▶ Dataset section:
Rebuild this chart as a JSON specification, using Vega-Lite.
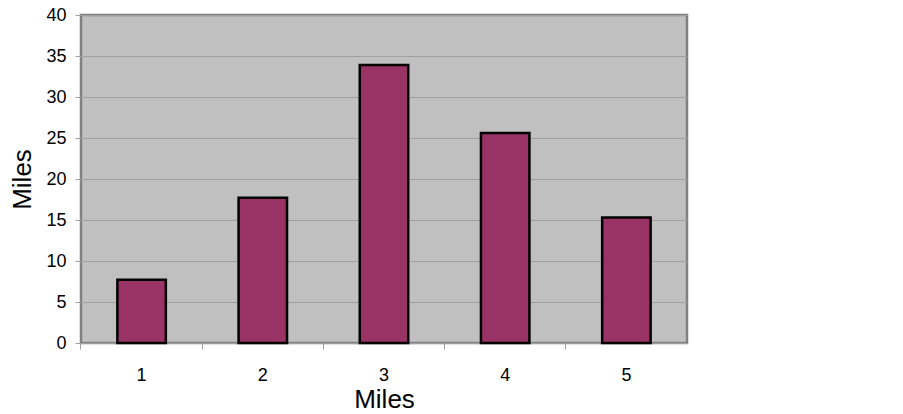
{
  "$schema": "https://vega.github.io/schema/vega-lite/v6.json",
  "width": 606,
  "height": 328,
  "autosize": {"type": "none"},
  "padding": {"left": 81, "top": 15, "right": 216, "bottom": 71},
  "background": "white",
  "config": {
    "view": {"fill": "#C0C0C0", "stroke": "#808080", "strokeWidth": 2.5},
    "font": "Liberation Sans"
  },
  "data": {
    "values": [
      {"x": "1", "miles": 7.7},
      {"x": "2", "miles": 17.7},
      {"x": "3", "miles": 33.9},
      {"x": "4", "miles": 25.6},
      {"x": "5", "miles": 15.3}
    ]
  },
  "layer": [
    {
      "mark": {"type": "bar", "color": "#993366", "stroke": "#000000", "strokeWidth": 2.5},
      "encoding": {
        "x": {
          "field": "x", "type": "ordinal",
          "scale": {"paddingInner": 0.6, "paddingOuter": 0.3},
          "axis": {
            "orient": "bottom", "title": "Miles", "labelAngle": 0,
            "labelFontSize": 18, "labelColor": "#000000", "labelPadding": 23,
            "ticks": false, "domain": false, "grid": false,
            "titleFontSize": 26, "titleFontWeight": "normal", "titleColor": "#000000",
            "titlePadding": 2
          }
        },
        "y": {
          "field": "miles", "type": "quantitative",
          "scale": {"domain": [0, 40], "nice": false},
          "axis": {
            "title": "Miles", "values": [0, 5, 10, 15, 20, 25, 30, 35, 40],
            "labelFontSize": 18, "labelColor": "#000000", "labelPadding": 9,
            "tickColor": "#A0A0A0", "tickSize": 6, "tickWidth": 1,
            "domain": false, "grid": true, "gridColor": "#A0A0A0", "gridWidth": 1,
            "titleFontSize": 26, "titleFontWeight": "normal", "titleColor": "#000000",
            "titlePadding": 10
          }
        }
      }
    },
    {
      "mark": {"type": "bar", "opacity": 0},
      "encoding": {
        "x": {
          "field": "x", "type": "ordinal",
          "axis": {
            "orient": "bottom", "title": null, "labels": false, "bandPosition": -0.75,
            "ticks": true, "tickColor": "#A0A0A0", "tickSize": 6, "tickWidth": 1,
            "domain": false, "grid": false
          }
        },
        "y": {"field": "miles", "type": "quantitative"}
      }
    }
  ],
  "resolve": {"axis": {"x": "independent"}}
}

▶ The exercise:
Write out the data precisely as given, excluding the pictures.

▶ The response:
Rebuild this chart as a JSON specification, using Vega-Lite.
{
  "$schema": "https://vega.github.io/schema/vega-lite/v6.json",
  "width": 606,
  "height": 328,
  "autosize": {"type": "none"},
  "padding": {"left": 81, "top": 15, "right": 216, "bottom": 71},
  "background": "white",
  "config": {
    "view": {"fill": "#C0C0C0", "stroke": "#808080", "strokeWidth": 2.5},
    "font": "Liberation Sans"
  },
  "data": {
    "values": [
      {"x": "1", "miles": 7.7},
      {"x": "2", "miles": 17.7},
      {"x": "3", "miles": 33.9},
      {"x": "4", "miles": 25.6},
      {"x": "5", "miles": 15.3}
    ]
  },
  "layer": [
    {
      "mark": {"type": "bar", "color": "#993366", "stroke": "#000000", "strokeWidth": 2.5},
      "encoding": {
        "x": {
          "field": "x", "type": "ordinal",
          "scale": {"paddingInner": 0.6, "paddingOuter": 0.3},
          "axis": {
            "orient": "bottom", "title": "Miles", "labelAngle": 0,
            "labelFontSize": 18, "labelColor": "#000000", "labelPadding": 23,
            "ticks": false, "domain": false, "grid": false,
            "titleFontSize": 26, "titleFontWeight": "normal", "titleColor": "#000000",
            "titlePadding": 2
          }
        },
        "y": {
          "field": "miles", "type": "quantitative",
          "scale": {"domain": [0, 40], "nice": false},
          "axis": {
            "title": "Miles", "values": [0, 5, 10, 15, 20, 25, 30, 35, 40],
            "labelFontSize": 18, "labelColor": "#000000", "labelPadding": 9,
            "tickColor": "#A0A0A0", "tickSize": 6, "tickWidth": 1,
            "domain": false, "grid": true, "gridColor": "#A0A0A0", "gridWidth": 1,
            "titleFontSize": 26, "titleFontWeight": "normal", "titleColor": "#000000",
            "titlePadding": 10
          }
        }
      }
    },
    {
      "mark": {"type": "bar", "opacity": 0},
      "encoding": {
        "x": {
          "field": "x", "type": "ordinal",
          "axis": {
            "orient": "bottom", "title": null, "labels": false, "bandPosition": -0.75,
            "ticks": true, "tickColor": "#A0A0A0", "tickSize": 6, "tickWidth": 1,
            "domain": false, "grid": false
          }
        },
        "y": {"field": "miles", "type": "quantitative"}
      }
    }
  ],
  "resolve": {"axis": {"x": "independent"}}
}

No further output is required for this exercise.